Meet the Teaching Artist
Anne Stuart on Opinion, Place, and Writing What Only You Can Say
Who is this class for?
This online writing workshop is for writers who live in — or know intimately — a particular place that others want to visit. That might be where you currently live, a second home you spend significant time in (Cape Cod, "up north" in Michigan, Florida's Gulf Coast), or a region you visit multiple times each year. Previous writing and publishing experience is helpful but not required — the real advantage here is the expertise that only comes from deep, long-term familiarity with a community or region. All levels welcome.
What to expect:
You already have something most travel writers spend years trying to acquire: you know your corner of the world intimately. In this lively, intensive four-week online writing workshop, you'll discover how to turn that local expertise into compelling, publishable nonfiction — from city and regional magazine features to out-of-town newspaper travel pieces to guidebook entries.
We'll explore the full landscape of writing and publishing about the places we call home, including how to find and approach the best markets for your work.
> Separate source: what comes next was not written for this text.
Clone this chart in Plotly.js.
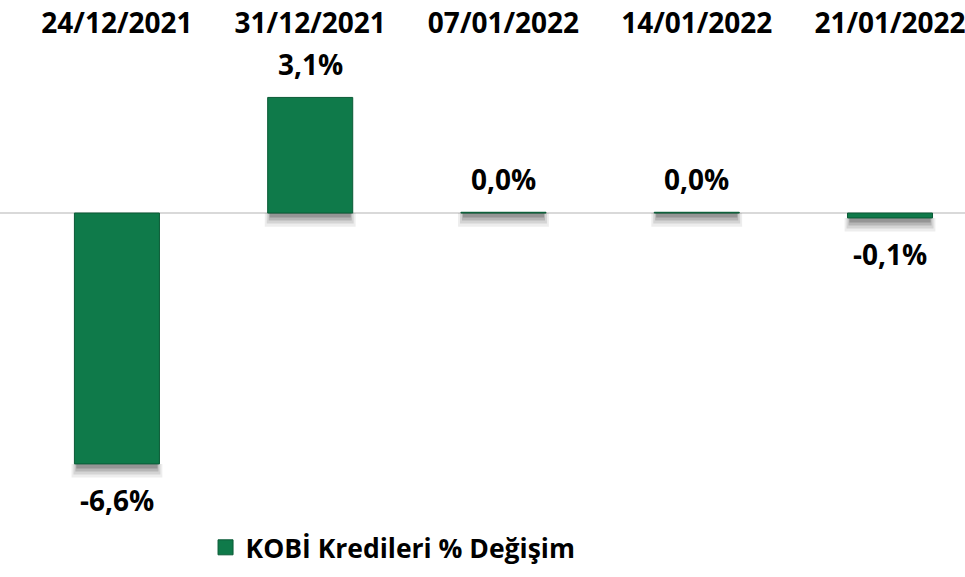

You'll brainstorm and develop your own ideas, receive respectful, constructive feedback from the instructor and your fellow writers, and leave the workshop with a list of vetted story ideas and concrete information on how and where to pitch them. The course covers city magazines, regional and lifestyle publications, specialty food, culture, and outdoors titles, and the particular pros and cons of working with travel-guide publishers.
Whether you're in a big city, a scenic region, or somewhere in between, your hometown likely has a story that's worth sharing — and readers somewhere are eager to read it.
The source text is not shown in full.